Al Qaeda-linked Al Shabab blamed for Somalia suicide bombing
A suicide bombing in Somalia's capital, Mogadishu, left at least 32 people dead. Six of the victims were members of the embattled Somali parliament, and the government blamed the Al Qaeda-linked insurgent group, Al Shabab.
Farah Abdi Warsameh/AP
A suicide strike by two bombers suspected to have belonged to an Al Qaeda-linked group in Somalia killed at least 32 people Tuesday, including six legislators from the country's Western-funded parliament.
Somali Minister of Information Abdirahman Omar Osman immediately blamed Al Shabab, the country's leading Islamist insurgent group, for the attack. Although Somalia now has a parliament and international military assistance, the central government's control over the country is nominal.
Al Shabab, an Islamist insurgent movement on the US government's list of terrorist organizations, has carried out similar attacks in the past. In July, the group carried out its first international attack in neighboring Uganda, murdering over 70 people.
Tuesday's attack came the day after Al Shabab warned of a massive war against "invaders" in Somalia, which appeared to be a reference to the 6,300 African Union (AU) peacekeepers from Uganda and Burundi who are protecting the government from collapse.
Carrying pistols and strapped with suicide vests, the two men disguised themselves as government soldiers to launch their attack on a hotel in the south of the capital, Mogadishu, close to the presidential palace. Several members of parliament and government officials were conducting a meeting close to the lobby when the raid started midmorning.
Two armed men entered the hotel, one of them blew himself up and the other one started shooting people, said Abdullahi Abdi, a Somali police official at the scene. The second man detonated his suicide device as government soldiers fought back in what was described as a half-hour gun-battle.
Witnesses who fled the scene reported bodies lying in rubble in the hotel's foyer.
"They rained gunfire on everybody. Nobody stood a chance. I was lucky because they aimed at me, but I jumped out of the window and survived," hotel employee Adan Mohamed told the French news agency, AFP. "People were screaming, there was total panic. When they decided they had finished killing everybody, they climbed to the balcony and started opening fire on government forces outside the hotel."
An 11-year-old boy and a woman selling tea in front of the building were among the dead said Barigye Bahoku, spokesman for the African Union peacekeeping mission in Somalia (AMISOM).
Mr. Osman said that six members of parliament had died in the blasts, as well as five government soldiers and 20 civilians, making it the deadliest ever attack against the transitional federal government.
Another man died from his injuries later and more than 40 people were being treated at hospitals in the capital.
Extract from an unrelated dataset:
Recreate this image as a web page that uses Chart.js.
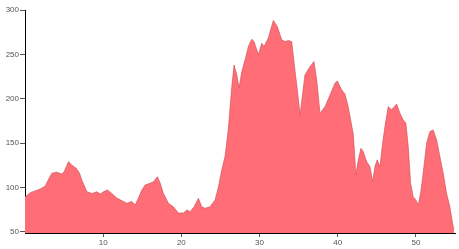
<!DOCTYPE html>
<html lang="en">
<head>
    <meta charset="UTF-8">
    <title>Area chart</title>
    <script src="https://cdn.jsdelivr.net/npm/chart.js"></script>
    <style>
        body {
            margin: 0;
            padding: 0;
            background: #fff;
        }
        canvas {
            display: block;
        }
    </style>
</head>
<body>
    <canvas id="areaChart" width="459" height="249"></canvas>

    <script>
        // data
        const xValues = [
            0, 0.67, 1.3, 1.95, 2.59, 3.01, 3.44, 4.08, 4.72, 5.02,
            5.57, 6.0, 6.55, 6.97, 7.28, 7.92, 8.56, 9.19, 9.62, 10.04,
            10.55, 11.11, 11.75, 12.17, 12.59, 13.03, 13.67, 14.09, 14.51, 14.95,
            15.37, 16.0, 16.43, 16.94, 17.28, 17.71, 18.35, 18.98, 19.62, 20.26,
            20.7, 21.12, 21.63, 22.18, 22.61, 23.04, 23.67, 24.31, 24.73, 25.17,
            25.59, 26.01, 26.45, 26.74, 27.09, 27.38, 27.73, 28.15, 28.57, 29.0,
            29.3, 29.85, 30.28, 30.58, 31.12, 31.76, 32.27, 32.84, 33.26, 33.68,
            34.11, 34.45, 34.83, 35.18, 35.47, 35.81, 36.45, 36.96, 37.31, 37.73,
            38.37, 39.01, 39.65, 39.94, 40.5, 40.93, 41.31, 41.57, 41.99, 42.33,
            42.63, 42.97, 43.26, 43.7, 44.12, 44.47, 44.76, 45.05, 45.4, 45.74,
            46.04, 46.46, 46.9, 47.53, 47.96, 48.38, 48.72, 49.02, 49.32, 49.65,
            50.0, 50.29, 50.6, 50.93, 51.37, 51.79, 52.21, 52.65, 53.07, 53.49,
            53.92, 54.34, 54.69, 54.86
        ];
        const yValues = [
            89, 94, 96, 98, 101.5, 109, 116, 117, 115, 118,
            129, 125, 121.5, 116, 108, 95, 93, 95, 92.5, 95,
            97, 93, 88, 86, 84, 82, 84, 80, 88, 97,
            102.7, 104.6, 106.4, 112, 105, 93, 82, 78, 71, 71,
            74.5, 72.6, 78, 87.7, 78, 76.4, 78, 85.8, 100, 119.6,
            135, 166, 213.6, 238, 227, 212, 230.6, 243.8, 258.8, 267,
            264.4, 249.4, 262.6, 258.8, 268.3, 288.2, 281.4, 266.4, 264.4, 265.6,
            264.4, 238, 210, 181.7, 202.4, 226.9, 236, 241.9, 221.2, 183.6,
            191, 204, 217.5, 220, 210, 205, 192, 180, 160, 114,
            131, 144, 140.3, 129, 123.4, 106.4, 123.4, 131, 123.4, 149.8,
            168.5, 191, 187.4, 194, 183.6, 176, 172.3, 146, 104.6, 89.5,
            85.8, 80, 93.3, 116, 149.8, 162.9, 164.8, 153.5, 134.6, 116,
            93.3, 78, 59.5, 52
        ];
        const xTicks = [10, 20, 30, 40, 50];
        const yTicks = [50, 100, 150, 200, 250, 300];

        const points = xValues.map((x, i) => ({ x: x, y: yValues[i] }));

        const ctx = document.getElementById('areaChart').getContext('2d');
        new Chart(ctx, {
            type: 'line',
            data: {
                datasets: [{
                    data: points,
                    fill: 'start',
                    backgroundColor: '#ff6e76',
                    borderColor: 'rgba(205, 70, 80, 0.6)',
                    borderWidth: 1,
                    pointRadius: 0,
                    tension: 0
                }]
            },
            options: {
                responsive: false,
                animation: false,
                devicePixelRatio: 1,
                layout: {
                    padding: { left: 0, right: 4, top: 10, bottom: 0 }
                },
                plugins: {
                    legend: { display: false },
                    tooltip: { enabled: false }
                },
                scales: {
                    x: {
                        type: 'linear',
                        min: 0,
                        max: 55,
                        afterBuildTicks: (scale) => {
                            scale.ticks = xTicks.map(v => ({ value: v }));
                        },
                        afterFit: (scale) => { scale.height = 16; },
                        border: { color: '#000', width: 1 },
                        grid: {
                            drawOnChartArea: false,
                            tickLength: 4,
                            color: '#555'
                        },
                        ticks: {
                            padding: 1,
                            maxRotation: 0,
                            color: '#555',
                            font: { family: 'Liberation Sans', size: 8 }
                        }
                    },
                    y: {
                        min: 48.5,
                        max: 300,
                        afterBuildTicks: (scale) => {
                            scale.ticks = yTicks.map(v => ({ value: v }));
                        },
                        afterFit: (scale) => { scale.width = 25; },
                        border: { color: '#000', width: 1 },
                        grid: {
                            drawOnChartArea: false,
                            tickLength: 5,
                            color: '#555'
                        },
                        ticks: {
                            padding: 1,
                            color: '#555',
                            font: { family: 'Liberation Sans', size: 8 }
                        }
                    }
                }
            }
        });
    </script>
</body>
</html>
Al Shabab's motive was to terrorize the Somali people, Mr. Osman said in a statement. "This is a deplorable act in this holy month of Ramadan. It shows their brutality and lack of respect for humanity."
Uganda confirmed Monday that it had recently sent hundreds of reinforcements to Mogadishu to battle the insurgents, following Al Shabab's suicide bombings of crowds watching the World Cup final in Kampala which killed 76 people.
More than 21,000 Somalis have been killed since 2007 and more than 1.5 million have fled their homes. Somalia's insurgency has been lauded by Al Qaeda and reportedly boosted by scores of foreign fighters who've fought in guerrilla wars in Afghanistan, Pakistan, and Iraq.
The fighting has intensified in the past 12 months, with regular mortar attacks against the parliament and President Sheikh Sharif Ahmed's compound.
Four ministers died when an Al Shabab suicide bomber dressed as a woman hit another Mogadishu hotel during a university graduation ceremony in December.